Every class is different so there’s no way I can guarantee we’ll hit every one of these topics on every one of these weeks. But to give you some idea of what to look for and when, here’s a possible schedule we might follow. Note that I reserve the right to alter the schedule and content as needed:

Week Topics (with relevant text chapter numbers) Lab Note
1/28 1. Introduction
3. Motion, Orbits, and Gravity
Math Review:
Imaging the Universe with Skynet, Part 1
February 6 (Tuesday)

  • Change of Schedule period ends.
  • Last day to drop a course with no grade posted to academic record.
  • Last day to add.
2/4 3. Motion, Orbits, and Gravity
5. Radiation and Spectra
Imaging the Universe with Skynet, Part 2
Blackbody Radiation
2/11 5. Radiation and Spectra Spectroscopy
2/18 15. The Sun: A Garden-Variety Star
16. The Sun: A Nuclear Powerhouse
Classifying Stellar Spectra
2/25 17. Analyzing Starlight H-R Diagram
3/3 Celebration of Knowledge 1
18. The Stars: A Celestial Census
Skynet: Parallax
3/10 20. Between the Stars: Gas and Dust in Space
21. The Birth of Stars
Distances to Clusters & dustiness of space
3/17 Spring Break
3/24 22. Stars from Adolescence to Old Age
23. The Death of Stars
Analyzing the Ring Nebula
3/31 22. Stars from Adolescence to Old Age
23. The Death of Stars (Neutron stars)
24. Black Holes and Curved Spacetime
Supernova Remnants
4/7 Celebration of Knowledge 2 Analyzing Pulsars with a Radio Telescope
Skynet: Standard Candles
April 8 (Monday)

  • Last day to withdraw from full semester courses with a grade of “W.”
  • Last day to change to Pass or Audit grading Option.
  • Total Solar Eclipse is that day so I’ll probably be out of town that Monday. Also, don’t look at the Sun without proper protection.
4/14 24. Black Holes and Curved Spacetime
25. The Milky Way Galaxy
26. Galaxies
The Great Debate
4/21 27. Active Galaxies, Quasars, and Supermassive Black Holes
28. The Evolution and Distribution of Galaxies
Hubble Law and the Age of the Universe
4/28 28. The Evolution and Distribution of Galaxies Large Scale Structure of the Universe Last Lab
5/5 29. The Big Bang
Celebration of Knowledge 3
5/12 No class n/a Last day is Monday and finals begin Wed, May 15

Final Exam Celebration Schedule

Sections Room SC2230 (PDF) Note
001 & 101 Wednesday, May 15, 8:00—10:00 AM Students arriving 30 minutes late (or who don’t arrive at all) without prior communications will not be permitted to take the Final
002 & 003 Friday, May 17, 12:30—2:30 PM
104 & 105 Wednesday, May 15 3:00—5:00 PM

Based on my interpretation of the weird Final Exam Schedule matrix.

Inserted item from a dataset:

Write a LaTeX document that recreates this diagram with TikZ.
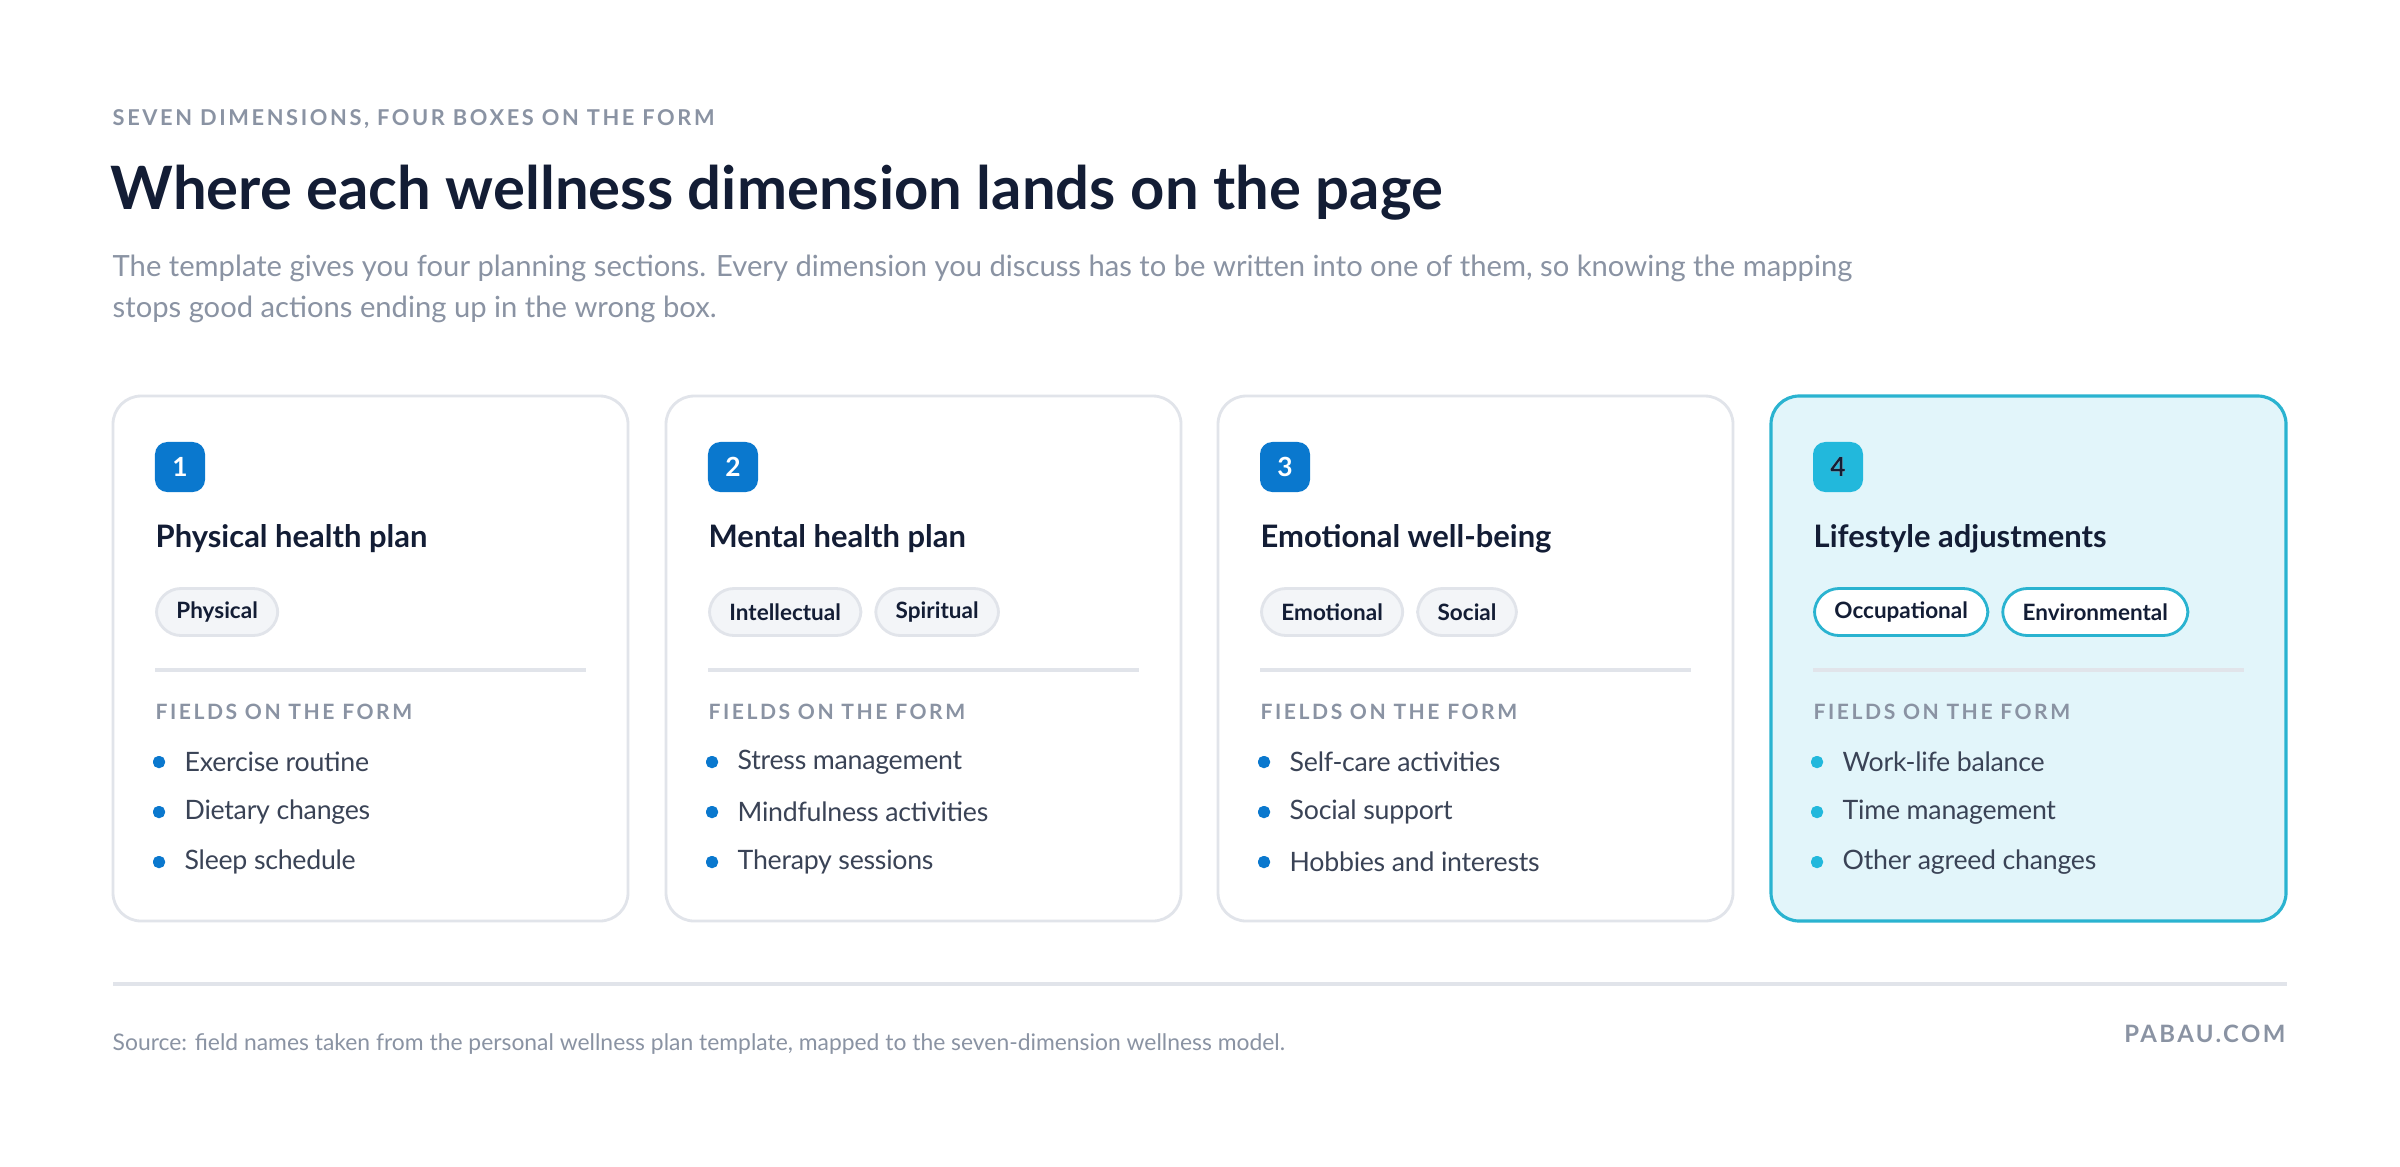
\documentclass[tikz,border=0pt]{standalone}
\usepackage{fontspec}
\setmainfont{Lato}
\usetikzlibrary{positioning}
\definecolor{navy}{HTML}{131D35}
\definecolor{greytext}{HTML}{8A93A3}
\definecolor{bodytext}{HTML}{3A4356}
\definecolor{cardline}{HTML}{E1E4EA}
\definecolor{pillfill}{HTML}{F3F5F8}
\definecolor{blueacc}{HTML}{0A78CE}
\definecolor{cyanacc}{HTML}{22B8DC}
\definecolor{cyanline}{HTML}{2AB3D0}
\definecolor{cyanfill}{HTML}{E2F5FA}

% one planning card: index, left x, title, pill A, pill B, items, accent, card style, pill style
\newcommand\wellcard[9]{%
  \draw[#8] (#2,396) rectangle ++(515,525);
  \node[badge, fill=#7] (b#1) at (#2+67,467) {#1};
  \node[cardtitle] (t#1) at (#2+42,539) {#3};
  \node[pill, #9] (p#1a) at (#2+42,612) {#4};
  \if\relax\detokenize{#5}\relax\else
    \node[pill, #9, right=12 of p#1a] (p#1b) {#5};
  \fi
  \draw[cardline, line width=1.2pt] (#2+42,670) -- (#2+473,670);
  \node[fields] (f#1) at (#2+42,712) {FIELDS ON THE FORM};
  \foreach \it [count=\k] in {#6} {
    \fill[#7, rounded corners=1.5pt] (#2+40,{712+50*\k-6}) rectangle ++(12,12);
    \node[item] (i#1\k) at (#2+71,712+50*\k) {\it};
  }
}

\begin{document}
\begin{tikzpicture}[x=0.01cm, y=-0.01cm,
  badge/.style={rounded corners=3.5pt, minimum size=0.5cm, text=white, font=\fontsize{7.5}{9}\selectfont\bfseries},
  cardtitle/.style={anchor=west, inner sep=0, text=navy, font=\fontsize{8.8}{10}\selectfont\bfseries},
  pill/.style={anchor=west, rounded corners=7pt, draw=cardline, fill=pillfill, line width=0.8pt, minimum height=0.47cm, inner xsep=0.2cm, text=navy, font=\fontsize{6.4}{8}\selectfont\bfseries},
  pillcyan/.style={draw=cyanline, fill=white},
  plaincard/.style={draw=cardline, fill=white, line width=0.8pt, rounded corners=8pt},
  cyancard/.style={draw=cyanline, fill=cyanfill, line width=0.9pt, rounded corners=8pt},
  fields/.style={anchor=west, inner sep=0, text=greytext, font=\fontsize{6}{7}\selectfont\bfseries\addfontfeatures{LetterSpace=12}},
  item/.style={anchor=west, inner sep=0, text=bodytext, font=\fontsize{7.6}{9}\selectfont\addfontfeatures{LetterSpace=-1}},
  node distance=12
]
\useasboundingbox[fill=white] (0,0) rectangle (2400,1166);
\node[anchor=west, inner sep=0, text=greytext, font=\fontsize{6.2}{7}\selectfont\bfseries\addfontfeatures{LetterSpace=12}] (kicker) at (112,119) {SEVEN DIMENSIONS, FOUR BOXES ON THE FORM};
\node[anchor=west, inner sep=0, text=navy, font=\fontsize{17}{20}\selectfont\bfseries] (title) at (110,193) {Where each wellness dimension lands on the page};
\node[anchor=north west, inner sep=0, text=greytext, align=left, font=\fontsize{8.3}{11.8}\selectfont] (lede) at (112,254) {The template gives you four planning sections. Every dimension you discuss has to be written into one of them, so knowing the mapping\\stops good actions ending up in the wrong box.};

\wellcard{1}{113}{Physical health plan}{Physical}{}{Exercise routine,Dietary changes,Sleep schedule}{blueacc}{plaincard}{}
\wellcard{2}{666}{Mental health plan}{Intellectual}{Spiritual}{Stress management,Mindfulness activities,Therapy sessions}{blueacc}{plaincard}{}
\wellcard{3}{1218}{Emotional well-being}{Emotional}{Social}{Self-care activities,Social support,Hobbies and interests}{blueacc}{plaincard}{}
\wellcard{4}{1771}{Lifestyle adjustments}{Occupational}{Environmental}{Work-life balance,Time management,Other agreed changes}{cyanacc}{cyancard}{pillcyan}
\node[text=navy] at (b4) {\fontsize{7.5}{9}\selectfont\bfseries 4};

\draw[cardline, line width=0.9pt] (113,984) -- (2287,984);
\node[anchor=west, inner sep=0, text=greytext, font=\fontsize{6.5}{8}\selectfont] (source) at (112,1044) {Source: field names taken from the personal wellness plan template, mapped to the seven-dimension wellness model.};
\node[anchor=east, inner sep=0, text=greytext, font=\fontsize{6.8}{8}\selectfont\bfseries\addfontfeatures{LetterSpace=10}] (brand) at (2286,1034) {PABAU.COM};
\end{tikzpicture}
\end{document}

be excellent to each other

I can’t believe I have to write this, but bullying, distracting comments, trolling, and acting like a jerk will not be tolerated. The penalty for inappropriate behavior will be determined by me and may include failure and/or removal from the class.

stay on target

Please come to class prepared to learn. As a courtesy to me and your fellow students, do not read extraneous materials, use the computers for non-class purposes, or fiddle with electronic gadgets while you are in class 3.

So turn off your phone—or at the very least, set it to vibrate—when you come to class. Thanks.

academic integrity

If you’re thinking about cheating, forget it. Cheating on Celebrations of Knowledge (examinations), labs, or any other aspect of the course will result in a penalty. The penalty for cheating will be determined by me and may include failure of the course and the reporting of the incident to the Vice President for Student Life.

late/missed assignments

Assignments, including (but not limited to) labs, will be accepted late on a case-by-case basis if notice is given prior to the due date of the assignment.

Other Good Stuff


The Department of Physics, Astronomy and Geosciences (PAGS), in accordance with the Fisher College of Science and Mathematics (FCSM) and with the Towson University Strategic Plan, support initiatives that promote diversity among FCSM faculty, staff and students. We are committed to increasing the quality and diversity of our students, faculty and staff while increasing retention and curriculum initiatives. To obtain further information related to diversity initiatives, please visit:

accommodations for students with disabilities

Towson University is committed to providing equal opportunity and access for students with disabilities by removing barriers to participation and providing reasonable accommodations. If you have an Accommodation Memo from Accessibility and Disability Services (ADS), it is important that you share it with me as soon as possible so we can discuss your accommodations as they relate to this course. If you are not registered with ADS and would like more information, please contact the office at 410-704-2638 or or visit the ADS website.


My lectures and course materials, including, but not limited to Keynote presentations, PDFs, tests, outlines, and similar materials, are protected by copyright. I am the exclusive owner of copyright in those materials I create. You may take notes and make copies of course materials for your own use; however, you may not, nor may you allow others to, reproduce or distribute lecture notes and course materials publicly whether or not a fee is charged without my express written consent.

And yes, that includes uploading stuff to sites like Chegg, CourseHero, etc.


  1. Relax, it’s nothing you haven’t done before, and you’ll have plenty of opportunities to break the rust off if you haven’t done any math in a while. We’re talking basic algebra and arithmetic so don’t stress.
  2. Oddly enough, the easier it is for me to actually read your lab, the easier it is for me to grade it. I know, weird, right?
  3. Except when using clickers, in which case fiddle away.